Winterson is positief over onze toekomstige omgang met technologie, maar een pessimist (realist, noemen die zichzelf graag) zou zeggen: naïef. Ze hangt een hypothetische versie van de toekomst aan waarin de mens opnieuw wordt uitgevonden en we volledig afhankelijk zijn van technologie. In die toekomst zijn onze biologische beperkingen niet beperkend meer omdat de computers ze ondervangen; we zouden zelfs onsterfelijk kunnen worden of ons lijf überhaupt niet meer nodig hebben. Die toekomst, waarin we samensmelten met kunstmatige intelligentie, heet singulariteit en werd in 2005 door de futurist Ray Kurzweil beschreven in zijn boek The Singularity Is Near. Overigens staan we volgens tech-optimisten al sinds de jaren vijftig van de vorige eeuw op het punt om één te worden met computers en al in 1921 beschreef Karel Capek als eerste menselijke robots in zijn toneelstuk R.U.R. In werkelijkheid is er tot op heden geen reden om aan te nemen dat we al in de buurt zijn van zoiets.
Wintersons boek is ontstaan uit een door Kurzweil gevoede, bijna obsessieve interesse in de computertechnologie – ze schrijft dat ze het afgelopen decennium zo’n beetje alle boeken over tech en wetenschap las die uitkwamen en dat het niet genoeg was. En dan heeft ze ook nog de oude geschriften bestudeerd. In het essay Love(lace) Actually – de essays hebben bijna allemaal woordgrappen als titel – beschrijft ze her en der wat belerend de geschiedenis van de in haar eigen tijd onvolprezen wiskundige Ada Lovelace, die in 1843 het eerste model voor een computer ontwierp. Lovelace was de dochter van de beroemde dichter Lord Byron, een feit dat Winterson aangrijpt om er terecht op te wijzen dat bijzondere uitvindingen vaak mede voortkomen uit het originele denken van kunstenaars, en technologie niet enkel hoeft te bestaan als hobby van gewetenloze witte mannen.

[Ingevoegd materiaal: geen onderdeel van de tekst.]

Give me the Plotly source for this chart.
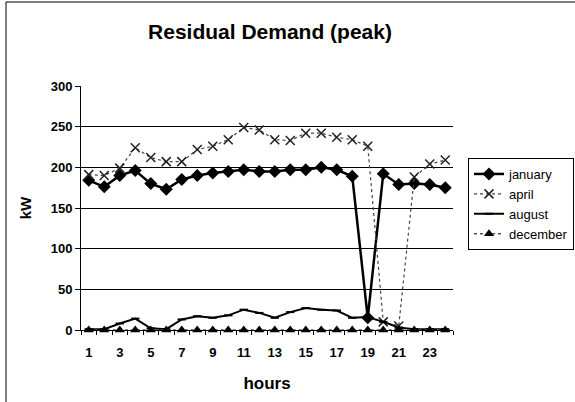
import plotly.graph_objects as go

hours = list(range(1, 25))
january = [184, 176, 190, 196, 180, 173, 185, 190, 193, 195, 197, 195, 195, 197, 197, 200, 197, 189, 15, 192, 179, 180, 179, 175]
april = [191, 190, 199, 224, 212, 207, 207, 222, 226, 234, 249, 246, 234, 233, 242, 242, 237, 234, 226, 10, 5, 188, 204, 209]
august = [1, 1, 8, 14, 2, 1, 13, 17, 15, 18, 25, 21, 15, 22, 27, 25, 24, 15, 16, 10, 3, 1, 1, 1]
december = [0] * 24
x_tick_labels = [str(h) for h in range(1, 25, 2)]

FONT = "Liberation Sans, Arial, sans-serif"

fig = go.Figure()
fig.add_trace(go.Scatter(
    x=hours, y=january, name="january", mode="lines+markers",
    line=dict(color="black", width=2.5),
    marker=dict(symbol="diamond", size=10, color="black"),
    cliponaxis=False,
))
fig.add_trace(go.Scatter(
    x=hours, y=april, name="april", mode="lines+markers",
    line=dict(color="#444444", width=1.2, dash="dot"),
    marker=dict(symbol="x-thin", size=9, color="#222222", line=dict(width=1.5, color="#222222")),
    cliponaxis=False,
))
fig.add_trace(go.Scatter(
    x=hours, y=august, name="august", mode="lines+markers",
    line=dict(color="black", width=2),
    marker=dict(symbol="line-ew", size=6, color="black", line=dict(width=2, color="black")),
    cliponaxis=False,
))
fig.add_trace(go.Scatter(
    x=hours, y=december, name="december", mode="lines+markers",
    line=dict(color="#555555", width=1.5, dash="dot"),
    marker=dict(symbol="triangle-up", size=9, color="black"),
    cliponaxis=False,
))

fig.update_layout(
    width=575, height=402,
    margin=dict(l=81, r=122, t=86, b=72, autoexpand=False),
    paper_bgcolor="white", plot_bgcolor="white",
    font=dict(family=FONT, color="black"),
    title=dict(text="<b>Residual Demand (peak)</b>", x=270 / 575, xanchor="center",
               y=1 - 32 / 402, yanchor="middle", font=dict(size=21, family=FONT, color="black")),
    showlegend=True,
    legend=dict(x=(468 - 81) / 372, xanchor="left", y=(330 - 158) / 244, yanchor="top",
                bordercolor="black", borderwidth=1, bgcolor="white",
                font=dict(size=13, family=FONT, color="black"),
                itemwidth=30, tracegroupgap=0),
    xaxis=dict(
        range=[0.5, 24.5], showgrid=False, zeroline=False,
        showline=True, linecolor="black", linewidth=1,
        tickmode="array", tickvals=list(range(1, 25, 2)), ticktext=x_tick_labels,
        ticks="", ticklabelstandoff=10,
        tickfont=dict(size=13, family=FONT, color="black", weight="bold"),
        minor=dict(tickmode="array", tickvals=[h + 0.5 for h in range(0, 25)],
                   ticks="outside", ticklen=4, tickcolor="black", tickwidth=1, showgrid=False),
        title=dict(text="<b>hours</b>", font=dict(size=17, family=FONT, color="black"), standoff=18),
    ),
    yaxis=dict(
        range=[0, 300], tickvals=[0, 50, 100, 150, 200, 250, 300],
        showgrid=True, gridcolor="black", gridwidth=1, zeroline=False,
        showline=True, linecolor="black", linewidth=1,
        ticks="outside", ticklen=5, tickcolor="black",
        tickfont=dict(size=13, family=FONT, color="black", weight="bold"),
        title=dict(text="<b>kW</b>", font=dict(size=15, family=FONT, color="black"), standoff=15),
    ),
    shapes=[
        dict(type="line", xref="paper", yref="paper",
             x0=(6 - 81) / 372, x1=(6 - 81) / 372, y0=(330 - 2) / 244, y1=(330 - 402) / 244,
             line=dict(color="black", width=1)),
        dict(type="line", xref="paper", yref="paper",
             x0=(6 - 81) / 372, x1=(575 - 81) / 372, y0=(330 - 2) / 244, y1=(330 - 2) / 244,
             line=dict(color="black", width=1)),
    ],
)

fig.write_html("out.html", config={"displayModeBar": False},
               post_script="document.body.style.margin='0';document.body.style.overflow='hidden';")
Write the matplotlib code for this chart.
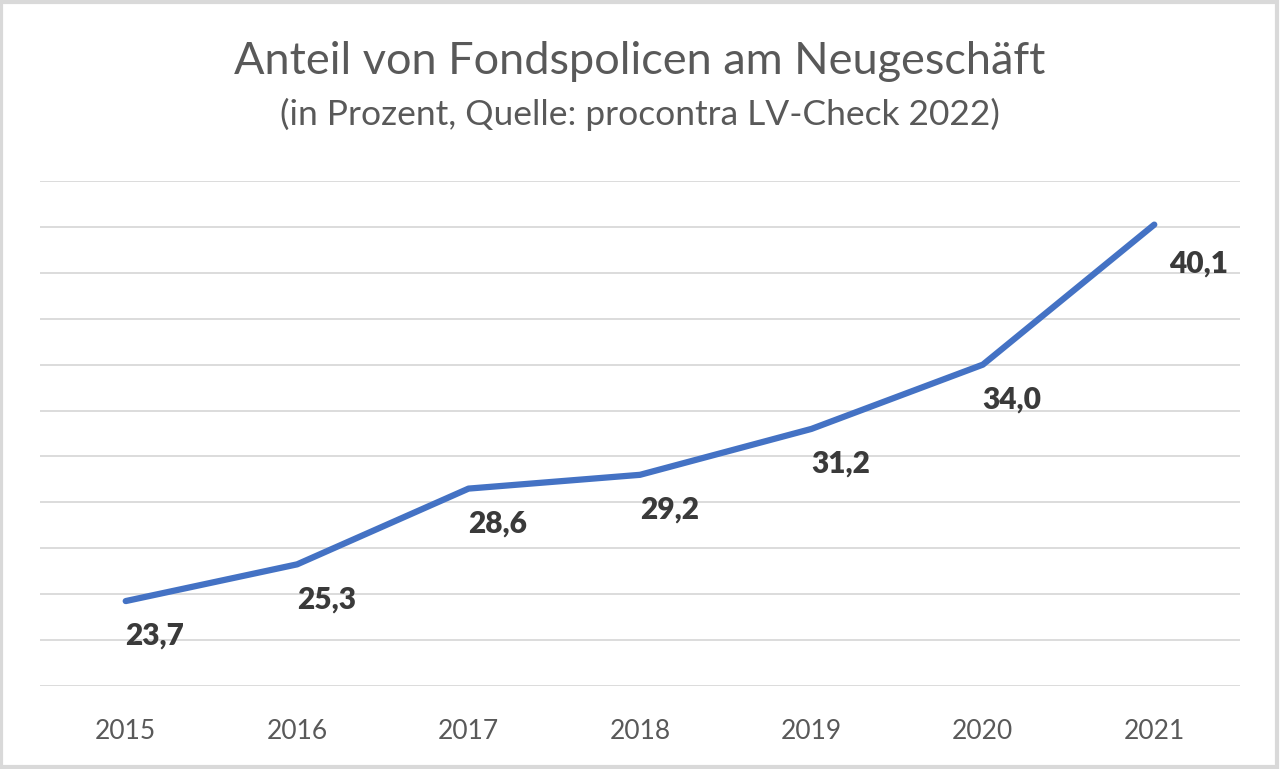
import matplotlib.pyplot as plt
from matplotlib.patches import Rectangle

# Daten
years = ['2015', '2016', '2017', '2018', '2019', '2020', '2021']
share = [23.7, 25.3, 28.6, 29.2, 31.2, 34.0, 40.1]
labels = ['23,7', '25,3', '28,6', '29,2', '31,2', '34,0', '40,1']

plt.rcParams['font.family'] = ['Lato', 'DejaVu Sans']

fig = plt.figure(figsize=(12.8, 7.69), dpi=100)
ax = fig.add_axes([40 / 1280, 1 - 686 / 769, 1200 / 1280, (686 - 181) / 769])

x = list(range(len(years)))
ax.plot(x, share, color='#4472C4', linewidth=4.5, solid_capstyle='round', zorder=3)

for i, (v, t) in enumerate(zip(share, labels)):
    if i == len(share) - 1:
        ax.annotate(t, (i, v), xytext=(11, -28), textcoords='offset points',
                    ha='left', va='center', fontsize=21.5, fontweight='heavy', color='#3a3a3a')
    else:
        ax.annotate(t, (i, v), xytext=(21, -25), textcoords='offset points',
                    ha='center', va='center', fontsize=21.5, fontweight='heavy', color='#3a3a3a')

ax.set_xlim(-0.5, 6.5)
ax.set_ylim(20, 42)
ax.set_yticks(range(20, 43, 2))
ax.set_yticklabels([])
ax.set_xticks(x)
ax.set_xticklabels(years, fontsize=19, color='#595959')
ax.tick_params(axis='both', length=0)
ax.tick_params(axis='x', pad=24)
ax.grid(axis='y', color='#d9d9d9', linewidth=1.3)
for s in ax.spines.values():
    s.set_visible(False)

fig.text(0.5, 1 - 62 / 769, 'Anteil von Fondspolicen am Neugeschäft',
         ha='center', va='center', fontsize=32.5, color='#595959')
fig.text(0.5, 1 - 114 / 769, '(in Prozent, Quelle: procontra LV-Check 2022)',
         ha='center', va='center', fontsize=25.5, color='#595959')

fig.patches.append(Rectangle((0.001, 0.002), 0.997, 0.995, transform=fig.transFigure,
                             fill=False, edgecolor='#d9d9d9', linewidth=3))

fig.savefig('out.png', dpi=100)
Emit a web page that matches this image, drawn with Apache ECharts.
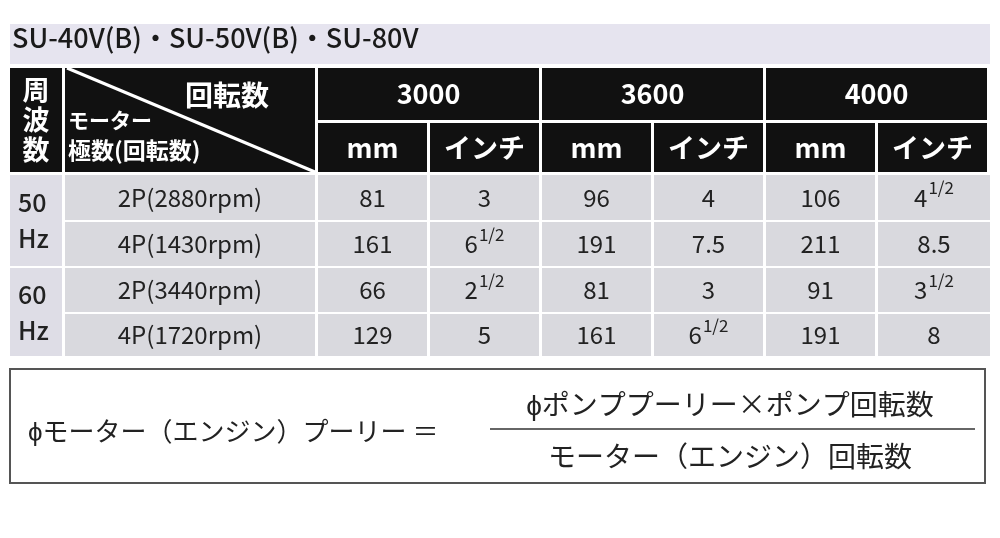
<!DOCTYPE html>
<html><head><meta charset="utf-8">
<script src="https://cdn.jsdelivr.net/npm/echarts@6/dist/echarts.min.js"></script>
<style>html,body{margin:0;background:#fff}#c{width:1000px;height:538px}</style>
</head><body><div id="c"></div>
<script>
// 表のデータ
var title = 'SU-40V(B)・SU-50V(B)・SU-80V';
var speeds = ['3000', '3600', '4000'];
var units = ['mm', 'インチ'];
var freqs = ['50\nHz', '60\nHz'];
var motors = ['2P(2880rpm)', '4P(1430rpm)', '2P(3440rpm)', '4P(1720rpm)'];
var row2880 = ['81', '3', '96', '4', '106', '4 1/2'];
var row1430 = ['161', '6 1/2', '191', '7.5', '211', '8.5'];
var row3440 = ['66', '2 1/2', '81', '3', '91', '3 1/2'];
var row1720 = ['129', '5', '161', '6 1/2', '191', '8'];
var rows = [row2880, row1430, row3440, row1720];

// レイアウト(軸の単位 = px)
var G = 3, FW = 52, MW = 250, VW = 112;
var hdr = [[0, 52], [55, 104]];
var drow = [[107, 152], [154, 198], [200, 244], [246, 288]];
function vx(i) { return FW + G + MW + G + VW * i; }

function fmt(s) {
  var p = s.split(' ');
  return p.length > 1 ? p[0] + '{s|' + p[1] + '}' : s;
}

var cells = [];
cells.push([0, FW, 0, hdr[1][1], '周\n波\n数', 'h']);
cells.push([FW + G, FW + G + MW, 0, hdr[1][1], '', 'diag']);
speeds.forEach(function (s, i) {
  cells.push([vx(2 * i), vx(2 * i + 2) - G, hdr[0][0], hdr[0][1], s, 'h']);
  units.forEach(function (u, j) {
    cells.push([vx(2 * i + j), vx(2 * i + j + 1) - G, hdr[1][0], hdr[1][1], u, 'h']);
  });
});
freqs.forEach(function (f, i) {
  cells.push([0, FW, drow[2 * i][0], drow[2 * i + 1][1], f, 'f']);
});
rows.forEach(function (r, k) {
  cells.push([FW + G, FW + G + MW, drow[k][0], drow[k][1], motors[k], 'd']);
  r.forEach(function (v, i) {
    cells.push([vx(i), vx(i + 1) - (i === 5 ? 0 : G), drow[k][0], drow[k][1], fmt(v), 'd']);
  });
});

var font = '"Noto Sans CJK JP", sans-serif';
var chart = echarts.init(document.getElementById('c'));
chart.setOption({
  backgroundColor: '#fff',
  animation: false,
  grid: { left: 10, right: 15, top: 68, bottom: 182 },
  xAxis: { type: 'value', min: 0, max: 975, show: false },
  yAxis: { type: 'value', min: 0, max: 288, inverse: true, show: false },
  graphic: [
    { type: 'rect', shape: { x: 10, y: 24, width: 980, height: 40 }, style: { fill: '#e6e4ef' } },
    { type: 'text', left: 12, top: 24, style: { text: title, font: '500 27px ' + font, fill: '#1a1a1a' } },
    { type: 'rect', shape: { x: 10, y: 369, width: 975, height: 114 }, style: { fill: '#fff', stroke: '#555', lineWidth: 2 } },
    { type: 'text', x: 28, y: 431, style: { text: 'ϕモーター（エンジン）プーリー ＝', font: '26px ' + font, fill: '#222', verticalAlign: 'middle' } },
    { type: 'text', x: 730, y: 404, style: { text: 'ϕポンププーリー×ポンプ回転数', font: '28px ' + font, fill: '#222', align: 'center', verticalAlign: 'middle' } },
    { type: 'line', shape: { x1: 490, y1: 429, x2: 975, y2: 429 }, style: { stroke: '#333', lineWidth: 1.5 } },
    { type: 'text', x: 730, y: 456, style: { text: 'モーター（エンジン）回転数', font: '28px ' + font, fill: '#222', align: 'center', verticalAlign: 'middle' } }
  ],
  series: [{
    type: 'custom',
    data: cells,
    renderItem: function (params, api) {
      var it = cells[params.dataIndex];
      var p0 = api.coord([it[0], it[2]]), p1 = api.coord([it[1], it[3]]);
      var w = p1[0] - p0[0], h = p1[1] - p0[1];
      var kind = it[5];
      var fill = kind === 'd' ? '#d9d9de' : kind === 'f' ? '#dedde6' : '#111';
      var kids = [{ type: 'rect', shape: { x: p0[0], y: p0[1], width: w, height: h }, style: { fill: fill } }];
      if (kind === 'diag') {
        kids.push({ type: 'line', shape: { x1: p0[0] + 2, y1: p0[1], x2: p1[0], y2: p1[1] }, style: { stroke: '#fff', lineWidth: 3 } });
        kids.push({ type: 'text', style: { x: p0[0] + 120, y: p0[1] + 27, text: '回転数', font: 'bold 28px ' + font, fill: '#fff', verticalAlign: 'middle' } });
        kids.push({ type: 'text', style: { x: p0[0] + 3, y: p0[1] + 52, text: 'モーター', font: 'bold 21px ' + font, fill: '#fff', verticalAlign: 'middle' } });
        kids.push({ type: 'text', style: { x: p0[0] + 3, y: p0[1] + 82, text: '極数(回転数)', font: 'bold 23px ' + font, fill: '#fff', verticalAlign: 'middle' } });
      } else {
        var hd = kind === 'h';
        kids.push({
          type: 'text',
          style: {
            x: kind === 'f' ? p0[0] + 8 : p0[0] + w / 2,
            y: p0[1] + h / 2,
            text: it[4],
            align: kind === 'f' ? 'left' : 'center',
            verticalAlign: 'middle',
            font: (hd ? 'bold 27px ' : (kind === 'f' ? '500 25px ' : '24px ')) + font,
            lineHeight: hd ? 30 : 36,
            fill: hd ? '#fff' : '#222',
            rich: { s: { font: '17px ' + font, fill: '#222', verticalAlign: 'top', padding: [0, 0, 6, 1] } }
          }
        });
      }
      return { type: 'group', children: kids };
    }
  }]
});
</script></body></html>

In de uitwerking van die gedachte is Winterson op haar sterkst. Het idee dat kunstenaars en intellectuelen baat hebben bij technologische vooruitgang en er ook bij betrokken zouden moeten worden, groeit al jaren in populariteit. In het essay Jurassic Car Park schrijft ze: ‘Ik zou willen dat de wetenschap, tech en overheid gevestigde kunstenaars en bekende intellectuelen op alle niveaus automatisch om advies vragen. De kunsten zijn geen amusementenindustie – de kunsten zijn altijd al een scheppende en emotionele worsteling met de werkelijkheid geweest – een reeks ontdekkingen en scheppingen.’
Die gedachte ging ook al schuil in haar roman Frankusstein (weer zo’n woordgrap) uit 2019, waarin ze aan de hand van een fictieve hertelling van het schrijfproces van Mary Shelley’s Frankenstein vertelt hoe overmoedige kunstenaars en wetenschappers semi-menselijke, transhumane monsters bedenken en zo de dood proberen te bezweren. Een essay in de nieuwe bundel gaat daar nog dieper op in, Kolengestookte vampier, waarin ze de vampiermythe beschrijft als een vroege transhumanistische tekst.
Winterson heeft een groot associatievermogen en een rijke fantasie, wat aantrekkelijk is maar haar soms ook doet doorslaan. Ze is ervan overtuigd, schrijft ze een paar keer, dat we afstevenen op een nabije toekomst met kunstmatige algemene intelligentie. Ze schrijft dat we over vijftig jaar al zullen samenleven met alternatieve levensvormen, en ons zullen afvragen hoe het leven was in de tijd dat KI-systemen en hun robots nog niet in ons leven waren verschenen.
Een wankele premisse. De ethische vragen die Winterson stelt over thema’s als seksrobots en maatschappelijke ongelijkheid zijn relevant en haar poging om met behulp van literatuur en geschiedenis een einde te maken aan de angst voor technologie is bewonderenswaardig, al kun je haar stelling met een korreltje zout nemen.